终于找到车位,她的车对面停一辆熟悉的黑色宾士,天窗大开,是陆慎隔着袅袅烟雾望向她。
她权当没看见,上车系安全带。
阿忠昨晚送到她房间的新手机在副驾驶上屏幕闪烁,她接起来,对面不远处陆慎正隔着车窗透过无线电波与她“面对面”交流,“招呼都不打?实在没礼貌。”

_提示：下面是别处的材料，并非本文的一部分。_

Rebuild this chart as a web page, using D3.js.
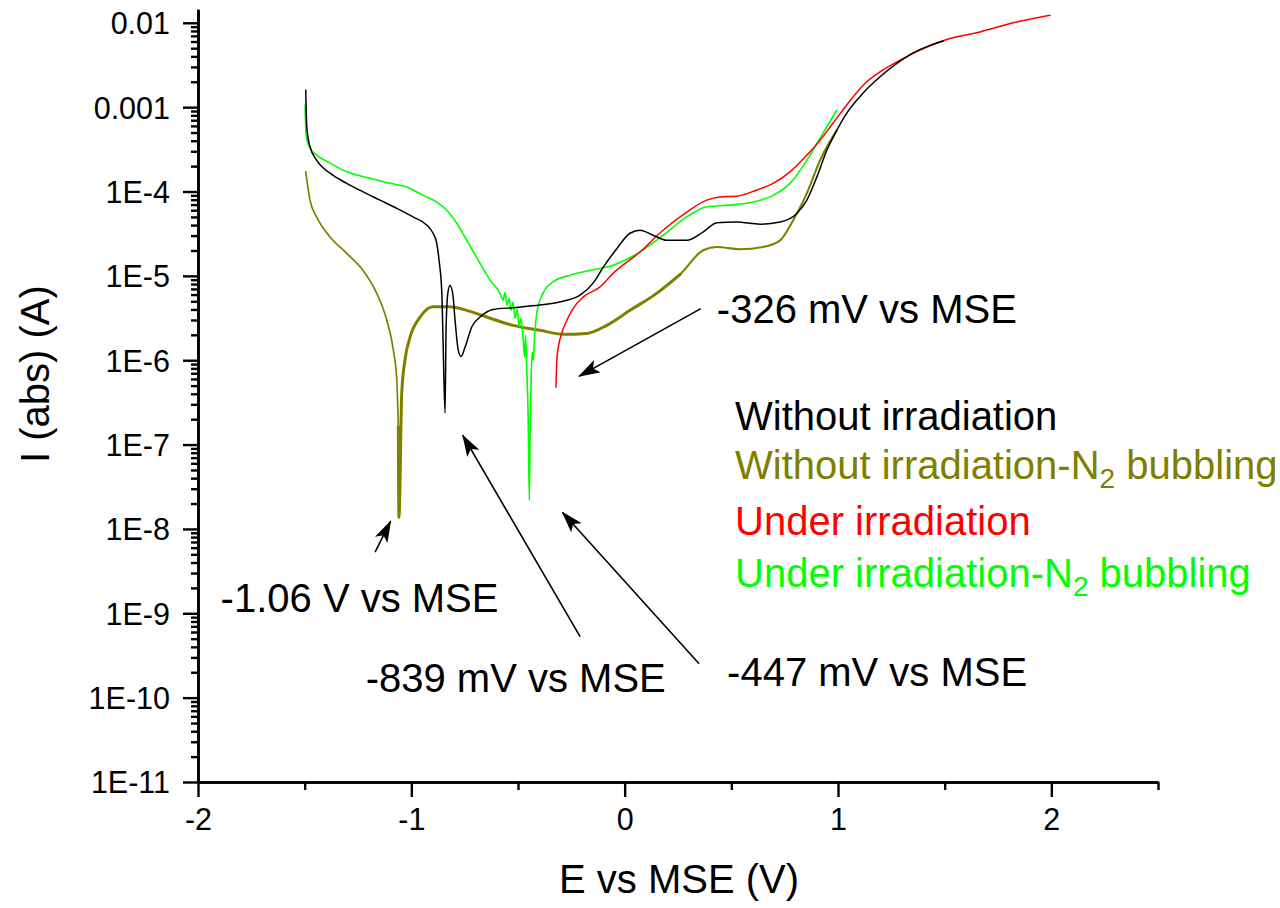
<!DOCTYPE html>
<html>
<head>
<meta charset="utf-8">
<script src="https://cdn.jsdelivr.net/npm/d3@7"></script>
<style>
  body { margin: 0; background: #fff; }
  svg  { display: block; font-family: "Liberation Sans", Arial, sans-serif; }
</style>
</head>
<body>
<svg id="chart" width="1280" height="908"></svg>
<script>
// ── Data (E vs MSE in V, |I| in A) ───────────────────────────────
const noIrr = [
  [-1.495,1.59e-3],[-1.490,5.8e-4],[-1.475,3.4e-4],[-1.444,2.35e-4],[-1.381,1.65e-4],
  [-1.303,1.25e-4],[-1.226,9.9e-5],[-1.147,7.9e-5],[-1.068,6.3e-5],[-0.992,5.0e-5],
  [-0.928,4.0e-5],[-0.898,3.2e-5],[-0.881,2.44e-5],[-0.870,1.53e-5],[-0.857,6.2e-6],
  [-0.851,1.6e-6],[-0.842,2.37e-7],[-0.837,2.45e-6],[-0.829,6.2e-6],[-0.819,7.7e-6],
  [-0.806,6.2e-6],[-0.795,2.97e-6],[-0.780,1.31e-6],[-0.767,1.11e-6],[-0.748,1.43e-6],
  [-0.717,2.48e-6],[-0.678,3.25e-6],[-0.617,4.0e-6],[-0.523,4.2e-6],[-0.397,4.5e-6],
  [-0.289,5.0e-6],[-0.209,5.9e-6],[-0.148,8.2e-6],[-0.101,1.26e-5],[-0.037,2.1e-5],
  [0.025,3.2e-5],[0.072,3.47e-5],[0.133,3.03e-5],[0.197,2.64e-5],[0.291,2.64e-5],
  [0.367,3.3e-5],[0.432,4.25e-5],[0.525,4.36e-5],[0.635,4.1e-5],[0.729,4.36e-5],
  [0.807,5.5e-5],[0.854,7.9e-5],[0.901,1.49e-4],[0.948,3.1e-4],[0.994,5.3e-4],
  [1.041,8.5e-4],[1.118,1.47e-3],[1.197,2.29e-3],[1.276,3.3e-3],[1.352,4.4e-3],
  [1.432,5.4e-3],[1.493,6.1e-3]
];
const noIrrN2 = [
  [-1.495,1.71e-4],[-1.475,7.9e-5],[-1.444,5.0e-5],[-1.381,2.89e-5],[-1.303,1.85e-5],
  [-1.226,1.16e-5],[-1.162,6.2e-6],[-1.115,2.97e-6],[-1.084,1.31e-6],[-1.068,5.8e-7],
  [-1.061,1.61e-7],[-1.058,1.37e-8],[-1.045,4.05e-7],[-1.030,1.0e-6],[-1.006,1.88e-6],
  [-0.959,3.25e-6],[-0.898,4.3e-6],[-0.819,4.3e-6],[-0.740,3.9e-6],[-0.647,3.25e-6],
  [-0.523,2.59e-6],[-0.397,2.26e-6],[-0.289,2.03e-6],[-0.178,2.08e-6],[-0.084,2.59e-6],
  [0.025,3.9e-6],[0.150,6.2e-6],[0.260,1.04e-5],[0.368,2.01e-5],[0.432,2.2e-5],
  [0.541,2.07e-5],[0.649,2.2e-5],[0.729,2.64e-5],[0.790,4.56e-5],[0.854,9.5e-5],
  [0.916,2.35e-4],[0.994,5.3e-4]
];
const irr = [
  [-0.322,4.8e-7],[-0.318,1.0e-6],[-0.311,1.43e-6],[-0.295,2.09e-6],[-0.271,2.97e-6],
  [-0.242,4.1e-6],[-0.195,5.6e-6],[-0.115,7.4e-6],[-0.054,1.07e-5],[0.072,1.92e-5],
  [0.180,3.47e-5],[0.291,5.7e-5],[0.385,7.9e-5],[0.447,8.6e-5],[0.526,8.8e-5],
  [0.619,1.04e-4],[0.696,1.25e-4],[0.775,1.71e-4],[0.854,2.7e-4],[0.916,4.06e-4],
  [0.977,6.5e-4],[1.041,1.06e-3],[1.118,1.82e-3],[1.197,2.62e-3],[1.291,3.6e-3],
  [1.385,4.75e-3],[1.510,6.35e-3],[1.666,7.8e-3],[1.821,1.0e-2],[1.994,1.23e-2]
];
const irrN2 = [
  [-1.498,1.06e-3],[-1.494,4.9e-4],[-1.475,3.27e-4],[-1.444,2.7e-4],[-1.381,2.17e-4],
  [-1.303,1.71e-4],[-1.194,1.44e-4],[-1.100,1.25e-4],[-1.022,1.13e-4],[-0.945,9.0e-5],
  [-0.881,7.5e-5],[-0.834,6.0e-5],[-0.787,4.2e-5],[-0.740,2.64e-5],[-0.678,1.41e-5],
  [-0.631,8.9e-6],[-0.584,6.2e-6],[-0.570,5.14e-6],[-0.561,6.38e-6],[-0.551,4.48e-6],
  [-0.542,5.42e-6],[-0.533,3.91e-6],[-0.523,4.86e-6],[-0.514,3.14e-6],[-0.504,4.02e-6],
  [-0.495,2.52e-6],[-0.486,3.14e-6],[-0.476,1.82e-6],[-0.469,1.08e-6],[-0.465,1.97e-6],
  [-0.458,6.6e-7],[-0.452,1.94e-7],[-0.447,2.18e-8],[-0.443,1.47e-7],[-0.438,6.6e-7],
  [-0.433,1.24e-6],[-0.428,1.0e-6],[-0.422,1.97e-6],[-0.412,3.6e-6],[-0.383,6.2e-6],
  [-0.336,8.5e-6],[-0.256,1.02e-5],[-0.162,1.16e-5],[-0.054,1.34e-5],[0.072,1.92e-5],
  [0.180,3.03e-5],[0.291,5.0e-5],[0.385,6.6e-5],[0.494,6.9e-5],[0.602,7.5e-5],
  [0.696,9.0e-5],[0.775,1.25e-4],[0.854,2.34e-4],[0.916,4.3e-4],[0.994,9.2e-4]
];

const xTicks      = [-2, -1, 0, 1, 2];
const xMinorTicks = [-1.5, -0.5, 0.5, 1.5, 2.5];
const yTicks      = [1e-11, 1e-10, 1e-9, 1e-8, 1e-7, 1e-6, 1e-5, 1e-4, 1e-3, 1e-2];
const yTickLabels = ['1E-11','1E-10','1E-9','1E-8','1E-7','1E-6','1E-5','1E-4','0.001','0.01'];

// annotation arrows: tail -> head, in data units
const arrows = [
  { from: [-1.170, 5.3e-9],  to: [-1.097, 1.24e-8] },
  { from: [-0.209, 5.3e-10], to: [-0.759, 1.29e-7] },
  { from: [0.349, 2.52e-10], to: [-0.292, 1.58e-8] },
  { from: [0.357, 4.09e-6],  to: [-0.214, 6.44e-7] }
];
const notes = [
  { text: '-1.06 V vs MSE', E: -1.894, I: 1.03e-9 },
  { text: '-839 mV vs MSE', E: -1.214, I: 1.16e-10 },
  { text: '-447 mV vs MSE', E: 0.480,  I: 1.36e-10 },
  { text: '-326 mV vs MSE', E: 0.432,  I: 2.76e-6 }
];

const seriesNames = ['Without irradiation', 'Without irradiation-N|2| bubbling',
                     'Under irradiation', 'Under irradiation-N|2| bubbling'];
const seriesColor = ['#000000', '#808000', '#ff0000', '#00ff00'];

// ── Scales ───────────────────────────────────────────────────────
const svg = d3.select('#chart');
const x = d3.scaleLinear().domain([-2, 2.5]).range([198, 1158]);
const y = d3.scaleLog().domain([1e-11, Math.pow(10, -1.84)]).range([782, 9.3]);

// ── Axes ─────────────────────────────────────────────────────────
const yMinor = [];
for (let d = -11; d <= -3; d++) for (let k = 2; k <= 9; k++) yMinor.push(k * Math.pow(10, d));

function styleAxis(g) {
  g.select('.domain').attr('stroke', '#000').attr('stroke-width', 2.6);
  g.selectAll('.tick line').attr('stroke', '#000').attr('stroke-width', 2.4);
}

svg.append('g').attr('transform', 'translate(198,0)')
  .call(d3.axisLeft(y).tickValues(yMinor).tickSize(7).tickSizeOuter(0).tickFormat(''))
  .call(styleAxis);
const yAx = svg.append('g').attr('transform', 'translate(198,0)')
  .call(d3.axisLeft(y).tickValues(yTicks).tickSize(15).tickSizeOuter(0)
        .tickFormat((d, i) => yTickLabels[i]))
  .call(styleAxis);
yAx.selectAll('text').attr('x', -28).attr('dy', '0.36em')
  .attr('font-size', 30.5).attr('font-family', null).attr('fill', '#000');

svg.append('g').attr('transform', 'translate(0,782)')
  .call(d3.axisBottom(x).tickValues(xMinorTicks).tickSize(8).tickSizeOuter(0).tickFormat(''))
  .call(styleAxis);
const xAx = svg.append('g').attr('transform', 'translate(0,782)')
  .call(d3.axisBottom(x).tickValues(xTicks).tickSize(15).tickSizeOuter(0).tickFormat(d => String(d)))
  .call(styleAxis);
xAx.selectAll('text').attr('y', 48).attr('dy', 0)
  .attr('font-size', 30.5).attr('font-family', null).attr('fill', '#000');

// axis titles
svg.append('text').attr('x', 679).attr('y', 893).attr('text-anchor', 'middle')
  .attr('font-size', 40).text('E vs MSE (V)');
svg.append('text').attr('transform', 'translate(49,463) rotate(-90)')
  .attr('font-size', 40).text('I (abs) (A)');

// ── Curves ───────────────────────────────────────────────────────
const line = d3.line().x(d => x(d[0])).y(d => y(d[1])).curve(d3.curveMonotoneX);
const plot = svg.append('g');

function drawSeries(data, color, width) {
  plot.append('path').datum(data).attr('d', line)
    .attr('fill', 'none').attr('stroke', color).attr('stroke-width', width)
    .attr('stroke-linejoin', 'round').attr('stroke-linecap', 'round');
}
drawSeries(noIrrN2.filter(d => d[0] <= -1.06), seriesColor[1], 1.7);
drawSeries(noIrrN2.filter(d => d[0] >= -1.061 && d[0] <= 0.26), seriesColor[1], 3.0);
drawSeries(noIrrN2.filter(d => d[0] >= 0.15), seriesColor[1], 2.1);
drawSeries(irrN2, seriesColor[3], 1.6);
drawSeries(irr, seriesColor[2], 1.5);
drawSeries(noIrr, seriesColor[0], 1.5);

// ── Annotations ──────────────────────────────────────────────────
svg.append('defs').append('marker')
  .attr('id', 'head').attr('markerUnits', 'userSpaceOnUse')
  .attr('viewBox', '0 0 22 14').attr('refX', 21).attr('refY', 7)
  .attr('markerWidth', 22).attr('markerHeight', 14).attr('orient', 'auto')
  .append('path').attr('d', 'M0,0L22,7L0,14L5,7Z').attr('fill', '#000');

svg.append('g').selectAll('line').data(arrows).join('line')
  .attr('x1', d => x(d.from[0])).attr('y1', d => y(d.from[1]))
  .attr('x2', d => x(d.to[0])).attr('y2', d => y(d.to[1]))
  .attr('stroke', '#000').attr('stroke-width', 1.6)
  .attr('marker-end', 'url(#head)');

svg.append('g').selectAll('text').data(notes).join('text')
  .attr('x', d => x(d.E)).attr('y', d => y(d.I))
  .attr('font-size', 40).attr('fill', '#000').text(d => d.text);

// ── Legend (text only, coloured) ─────────────────────────────────
const legendY = [430, 479, 535, 587];
seriesNames.forEach((name, i) => {
  const t = svg.append('text').attr('x', 735).attr('y', legendY[i])
    .attr('font-size', 40).attr('fill', seriesColor[i]);
  const parts = name.split('|');
  t.append('tspan').text(parts[0]);
  if (parts.length > 1) {
    t.append('tspan').attr('font-size', 28).attr('dy', 9).text(parts[1]);
    t.append('tspan').attr('dy', -9).text(parts[2]);
  }
});
</script>
</body>
</html>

阮唯也同样看向陆慎,“你下楼时还不到四点,现在是六点三十五分,七叔,没想到你闲成这样。”
“嗯,心烦,坐在车里抽烟,没有关注时间。”
“七叔也会心烦?”
“没办法,有你,突然多出许多烦心事。”
“那我最该现在消失。”
陆慎似乎笑了笑,但隔得太远她看不清,只知道他摁灭了烟,长长舒一口气,疲惫异常,“临时要走,这几天你一个人要乖一点。”
“……”阮唯不说话,一个字都不应。
他继续,满含警告,“不要去惹庄家毅,从前的事情你不记得,但我提醒你一点,同样的错误不要犯第二次。”
“我的事不用你插手。”不知那一个字气到她,她立刻挂断电话发动引擎,油门声大作,转向时几乎要擦过他车头。
一旦离岛就失控,可见他的“教育”并不算成功。
但他体谅被骗者的悲愤,他给她时间慢慢恢复。